The above quote reminded me of a recent cable news anchor interviewing a retired general or some other "expert" and mentioning "...a war with Iraq could mean possible casualties..." Hello? "possible casualties" in a war? Of course there will be casualties, and lots of them! The problem is that Americans are largely blind to all the death that war brings. Even in the last Gulf War, the media was kept far away from the front lines, and most of the war footage was coming from the DOD, particularly all the video game "smart"-bomb cameras. Don't think the military isn't carefully controlling what we see. In an article entitled What Bodies?, Patrick Sloyan describes one battle in Iraq and the ensuing cover-up by the army. It is a literal "cover-up" -- the "Armored Combat Earth" movers' jobs are to go through the battle field and plow over all the dead bodies. Think about that.
Finally, back to the original article:
"Washington's war on terrorism is primarily a euphemism for extending US control in the world. Following its bombing of Iraq, the US wound up with military bases in Saudi Arabia, Kuwait, Bahrain, Qatar. Following its bombing of Yugoslavia, the US wound up with military bases in Kosovo, Albania, Macedonia, Hungary, Bosnia and Croatia. Following its bombing of Afghanistan, Washington appears on course to wind up with military bases in Afghanistan, Pakistan, Uzbekistan, Tajikistan, Kyrgyzstan and perhaps elsewhere in the region. Thus does the empire grow."

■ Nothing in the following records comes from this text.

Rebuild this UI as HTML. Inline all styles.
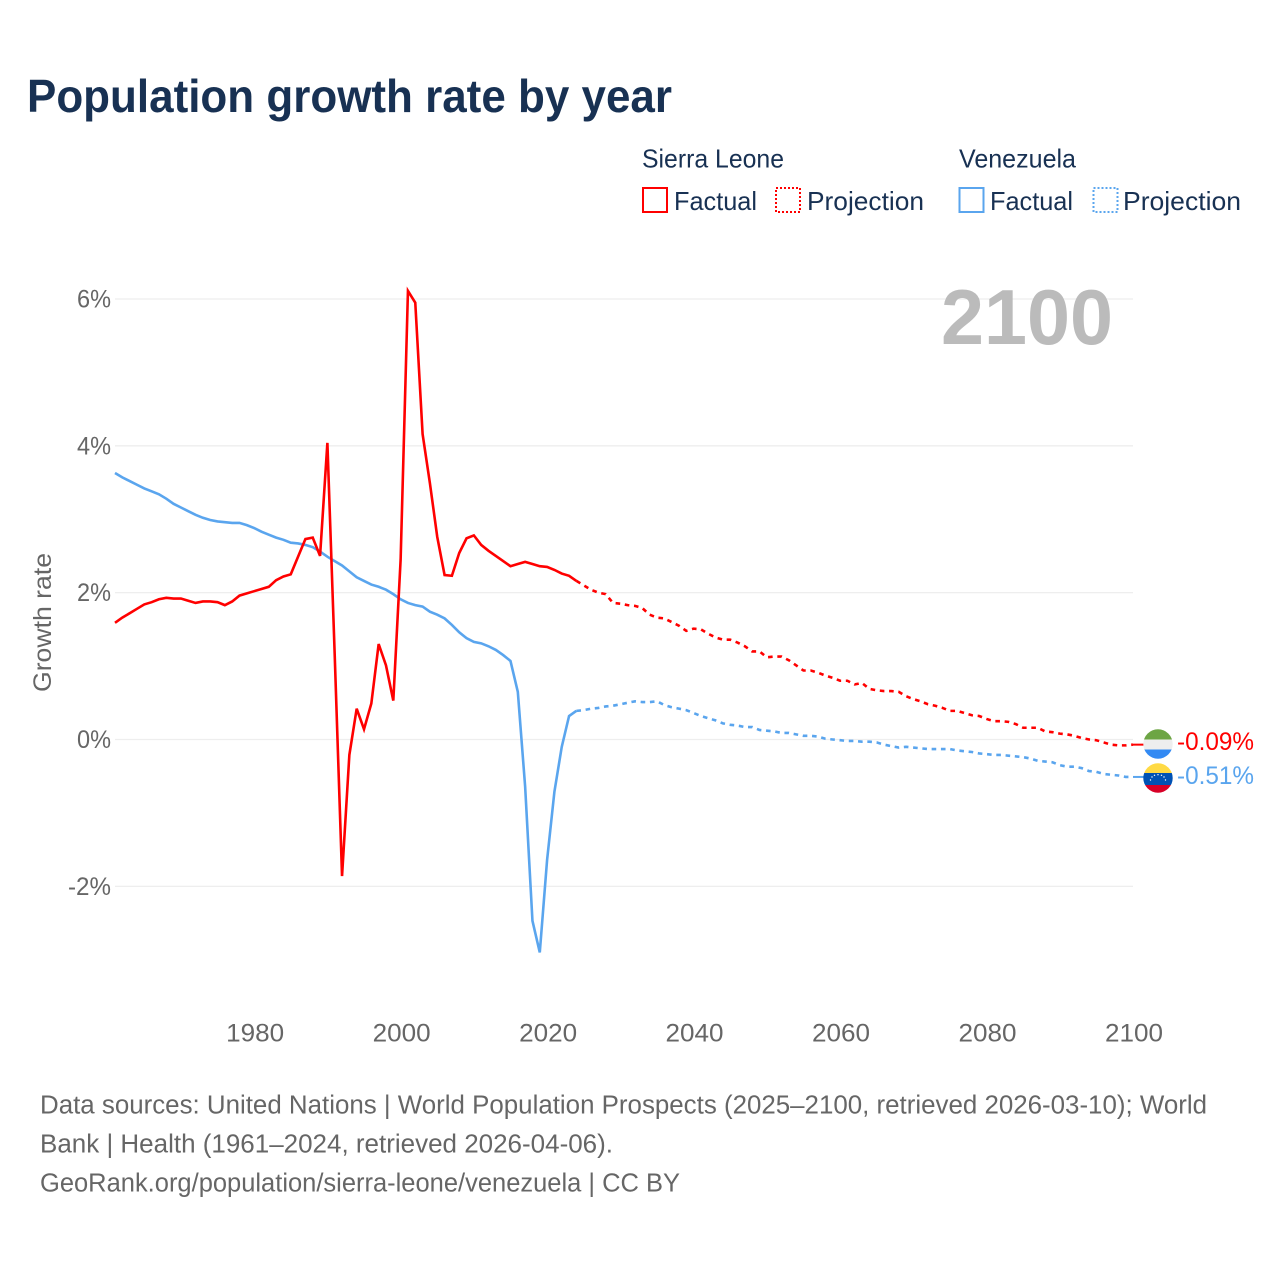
<!DOCTYPE html>
<html lang="en">
<head>
<meta charset="utf-8">
<title>Population growth rate by year</title>
<style>
html,body{margin:0;padding:0;background:#fff;}
svg{display:block;font-family:"Liberation Sans",sans-serif;}
</style>
</head>
<body>
<svg id="chart" xmlns="http://www.w3.org/2000/svg" width="1280" height="1280" viewBox="0 0 1280 1280">
  <rect x="0" y="0" width="1280" height="1280" fill="#ffffff"/>
  <text x="27" y="112" font-size="46" font-weight="700" fill="#183153" textLength="645" lengthAdjust="spacingAndGlyphs">Population growth rate by year</text>

  <g font-size="26" fill="#183153">
    <text x="642" y="167.5" textLength="142" lengthAdjust="spacingAndGlyphs">Sierra Leone</text>
    <text x="959" y="167.5" textLength="117" lengthAdjust="spacingAndGlyphs">Venezuela</text>
    <rect x="643" y="188" width="24" height="24" fill="none" stroke="#ff0000" stroke-width="2"/>
    <text x="674" y="210" textLength="83" lengthAdjust="spacingAndGlyphs">Factual</text>
    <rect x="776" y="188" width="24" height="24" fill="none" stroke="#ff0000" stroke-width="2" stroke-dasharray="2 2"/>
    <text x="807" y="210" textLength="117" lengthAdjust="spacingAndGlyphs">Projection</text>
    <rect x="959.5" y="188" width="24" height="24" fill="none" stroke="#5aa5ee" stroke-width="2"/>
    <text x="990" y="210" textLength="83" lengthAdjust="spacingAndGlyphs">Factual</text>
    <rect x="1093.5" y="188" width="24" height="24" fill="none" stroke="#5aa5ee" stroke-width="2" stroke-dasharray="2 2"/>
    <text x="1123" y="210" textLength="118" lengthAdjust="spacingAndGlyphs">Projection</text>
  </g>

  <g id="grid"></g>
  <g id="yticks" font-size="25" fill="#666666"></g>
  <g id="xticks" font-size="25" fill="#666666"></g>
  <text transform="translate(51,622.5) rotate(-90)" text-anchor="middle" font-size="25" fill="#666666" textLength="139" lengthAdjust="spacingAndGlyphs">Growth rate</text>
  <text id="year-label" x="1113" y="344" text-anchor="end" font-size="78" font-weight="700" fill="#bbbbbb" textLength="172" lengthAdjust="spacingAndGlyphs">2100</text>

  <g id="series"></g>

  <defs>
    <clipPath id="clip-sl"><circle cx="1158" cy="744" r="14.7"/></clipPath>
    <clipPath id="clip-ve"><circle cx="1158" cy="778" r="14.7"/></clipPath>
  </defs>
  <g clip-path="url(#clip-sl)">
    <rect x="1143" y="729" width="30" height="10.5" fill="#6da544"/>
    <rect x="1143" y="739.5" width="30" height="10" fill="#eeeeee"/>
    <rect x="1143" y="749.5" width="30" height="10" fill="#338af3"/>
  </g>
  <g clip-path="url(#clip-ve)">
    <rect x="1143" y="763" width="30" height="10" fill="#ffda44"/>
    <rect x="1143" y="773" width="30" height="12" fill="#0052b4"/>
    <rect x="1143" y="785" width="30" height="9" fill="#d80027"/>
    <g fill="#ffffff">
      <circle cx="1150.5" cy="780" r="0.7"/>
      <circle cx="1152" cy="777" r="0.7"/>
      <circle cx="1154.5" cy="775.3" r="0.7"/>
      <circle cx="1158" cy="774.7" r="0.7"/>
      <circle cx="1161.5" cy="775.3" r="0.7"/>
      <circle cx="1164" cy="777" r="0.7"/>
      <circle cx="1165.5" cy="780" r="0.7"/>
    </g>
  </g>
  <text id="label-sl" x="1177" y="750" font-size="25" fill="#ff0000" textLength="77" lengthAdjust="spacingAndGlyphs"></text>
  <text id="label-ve" x="1177" y="784" font-size="25" fill="#5aa5ee" textLength="77" lengthAdjust="spacingAndGlyphs"></text>

  <g font-size="25.5" fill="#666666">
    <text x="40" y="1113.5" textLength="1167" lengthAdjust="spacingAndGlyphs">Data sources: United Nations | World Population Prospects (2025–2100, retrieved 2026-03-10); World</text>
    <text x="40" y="1152.5" textLength="573" lengthAdjust="spacingAndGlyphs">Bank | Health (1961–2024, retrieved 2026-04-06).</text>
    <text x="40" y="1191.5" textLength="640" lengthAdjust="spacingAndGlyphs">GeoRank.org/population/sierra-leone/venezuela | CC BY</text>
  </g>
</svg>

<script>
var factualStartYear = 1961;
var projectionStartYear = 2025;
var yTickValues = [6, 4, 2, 0, -2];
var yTickLabels = ["6%", "4%", "2%", "0%", "-2%"];
var xTickYears = [1980, 2000, 2020, 2040, 2060, 2080, 2100];
var endLabelSierraLeone = "-0.09%";
var endLabelVenezuela = "-0.51%";

var sierraLeoneFactual = [
  1.59,1.66,1.72,1.78,1.84,1.87,1.91,1.93,1.92,1.92,
  1.89,1.86,1.88,1.88,1.87,1.83,1.88,1.96,1.99,2.02,
  2.05,2.08,2.17,2.22,2.25,2.49,2.73,2.75,2.50,4.04,
  1.15,-1.86,-0.21,0.42,0.14,0.49,1.30,1.01,0.53,2.45,
  6.11,5.95,4.16,3.49,2.76,2.24,2.23,2.54,2.74,2.78,
  2.65,2.57,2.50,2.43,2.36,2.39,2.42,2.39,2.36,2.35,
  2.31,2.26,2.23,2.16
];
var sierraLeoneProjection = [
  2.10,2.04,2.00,1.98,1.86,1.85,1.83,1.82,1.79,1.70,
  1.66,1.65,1.60,1.55,1.48,1.51,1.50,1.44,1.39,1.36,
  1.36,1.32,1.27,1.20,1.20,1.12,1.13,1.13,1.08,1.01,
  0.94,0.94,0.91,0.87,0.84,0.80,0.80,0.75,
  0.77,0.69,0.67,0.66,0.66,0.65,0.59,0.55,0.52,0.48,
  0.46,0.43,0.39,0.39,0.36,0.33,0.32,0.28,0.25,0.25,
  0.24,0.21,0.16,0.16,0.16,0.11,0.10,0.08,0.07,0.05,
  0.02,0.00,-0.01,-0.04,-0.07,-0.08,-0.08,-0.07
];
var venezuelaFactual = [
  3.63,3.57,3.52,3.47,3.42,3.38,3.34,3.28,3.21,3.16,
  3.11,3.06,3.02,2.99,2.97,2.96,2.95,2.95,2.92,2.88,
  2.83,2.79,2.75,2.72,2.68,2.67,2.65,2.62,2.56,2.49,
  2.43,2.37,2.29,2.21,2.16,2.11,2.08,2.04,1.98,1.91,
  1.86,1.83,1.81,1.74,1.70,1.65,1.56,1.46,1.38,1.33,
  1.31,1.27,1.22,1.15,1.07,0.65,-0.64,-2.47,-2.90,-1.64,
  -0.71,-0.10,0.32,0.39
];
var venezuelaProjection = [
  0.40,0.42,0.43,0.45,0.46,0.48,0.50,0.52,0.51,0.51,
  0.52,0.47,0.44,0.42,0.40,0.36,
  0.32,0.29,0.26,0.22,0.20,0.19,0.17,0.17,0.13,0.12,
  0.11,0.09,0.09,0.07,0.05,0.05,0.04,0.01,0.00,-0.01,
  -0.02,-0.02,-0.03,-0.03,-0.04,-0.07,-0.09,-0.11,-0.10,-0.11,
  -0.12,-0.13,-0.13,-0.13,-0.13,-0.15,-0.16,-0.17,-0.19,-0.20,
  -0.21,-0.21,-0.22,-0.23,-0.24,-0.26,-0.29,-0.30,-0.31,-0.35,
  -0.37,-0.37,-0.39,-0.43,-0.44,-0.47,-0.48,-0.49,-0.51,-0.51
];

var SVG_NS = "http://www.w3.org/2000/svg";
function xScale(year) { return 115 + (year - 1961) * (1133 - 115) / (2100 - 1961); }
function yScale(v) { return 739.5 - v * 73.42; }

function pathFrom(startYear, values) {
  var d = "";
  for (var i = 0; i < values.length; i++) {
    d += (i === 0 ? "M" : "L") + xScale(startYear + i).toFixed(2) + " " + yScale(values[i]).toFixed(2);
  }
  return d;
}

var gridGroup = document.getElementById("grid");
var yTickGroup = document.getElementById("yticks");
yTickValues.forEach(function (v, i) {
  var line = document.createElementNS(SVG_NS, "line");
  
  
  line.setAttribute("x1", xScale(1961));
  line.setAttribute("x2", xScale(2100));
  line.setAttribute("y1", yScale(v));
  line.setAttribute("y2", yScale(v));
  line.setAttribute("stroke", "#eeeeee");
  line.setAttribute("stroke-width", "1.3");
  gridGroup.appendChild(line);

  var t = document.createElementNS(SVG_NS, "text");
  
  
  t.setAttribute("x", "111");
  t.setAttribute("y", yScale(v) + 8.5);
  t.setAttribute("text-anchor", "end");
  t.setAttribute("textLength", yTickLabels[i].length === 3 ? "43" : "34");
  t.setAttribute("lengthAdjust", "spacingAndGlyphs");
  t.textContent = yTickLabels[i];
  yTickGroup.appendChild(t);
});

var xTickGroup = document.getElementById("xticks");
xTickYears.forEach(function (yr) {
  var t = document.createElementNS(SVG_NS, "text");
  
  
  t.setAttribute("x", xScale(yr) + 1);
  t.setAttribute("y", "1041.5");
  t.setAttribute("text-anchor", "middle");
  t.setAttribute("textLength", "58");
  t.setAttribute("lengthAdjust", "spacingAndGlyphs");
  t.textContent = String(yr);
  xTickGroup.appendChild(t);
});

var seriesGroup = document.getElementById("series");
function addLine(name, d, color, dashed) {
  var p = document.createElementNS(SVG_NS, "path");
  
  
  p.setAttribute("d", d);
  p.setAttribute("fill", "none");
  p.setAttribute("stroke", color);
  p.setAttribute("stroke-width", "2.6");
  p.setAttribute("stroke-linejoin", "miter");
  if (dashed) { p.setAttribute("stroke-dasharray", "4.6 4.7"); }
  seriesGroup.appendChild(p);
}

var RED = "#ff0000";
var BLUE = "#5aa5ee";
var lastYear = projectionStartYear - 1;

addLine('line-venezuela-factual', pathFrom(factualStartYear, venezuelaFactual), BLUE, false);
addLine('line-venezuela-projection', pathFrom(lastYear, [venezuelaFactual[venezuelaFactual.length - 1]].concat(venezuelaProjection)), BLUE, true);
addLine('line-sierra-leone-factual', pathFrom(factualStartYear, sierraLeoneFactual), RED, false);
addLine('line-sierra-leone-projection', pathFrom(lastYear, [sierraLeoneFactual[sierraLeoneFactual.length - 1]].concat(sierraLeoneProjection)), RED, true);

function addConnector(name, v, color) {
  var c = document.createElementNS(SVG_NS, "line");
  
  
  c.setAttribute("x1", xScale(2100));
  c.setAttribute("x2", xScale(2100) + 12);
  c.setAttribute("y1", yScale(v));
  c.setAttribute("y2", yScale(v));
  c.setAttribute("stroke", color);
  c.setAttribute("stroke-width", "2");
  seriesGroup.appendChild(c);
}
addConnector('connector-venezuela', venezuelaProjection[venezuelaProjection.length - 1], BLUE);
addConnector('connector-sierra-leone', sierraLeoneProjection[sierraLeoneProjection.length - 1], RED);

document.getElementById("label-sl").textContent = endLabelSierraLeone;
document.getElementById("label-ve").textContent = endLabelVenezuela;
</script>
</body>
</html>
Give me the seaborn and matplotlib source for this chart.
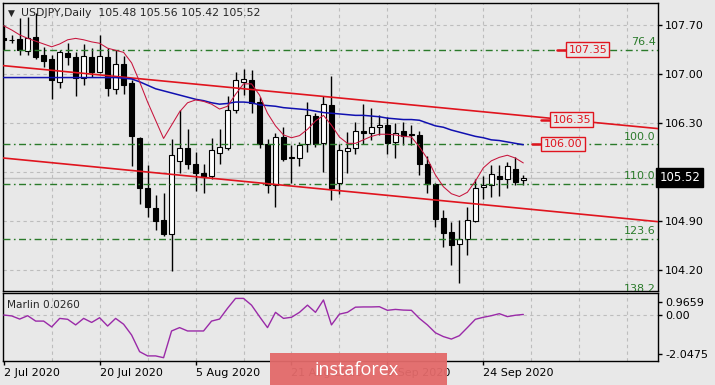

By all accounts, the "clock is ticking" toward a war with Iraq(even though the president originally said there was no timetable...). It may be too late to stop the clock, but it's important for Americans to see the real toll on human life that war takes and the priorities our culture (not to mention the culture of terrorism) places regarding the value of one person's life over another's. Do life, liberty, and the pursuit of happiness not apply to the rest of the world's civilians?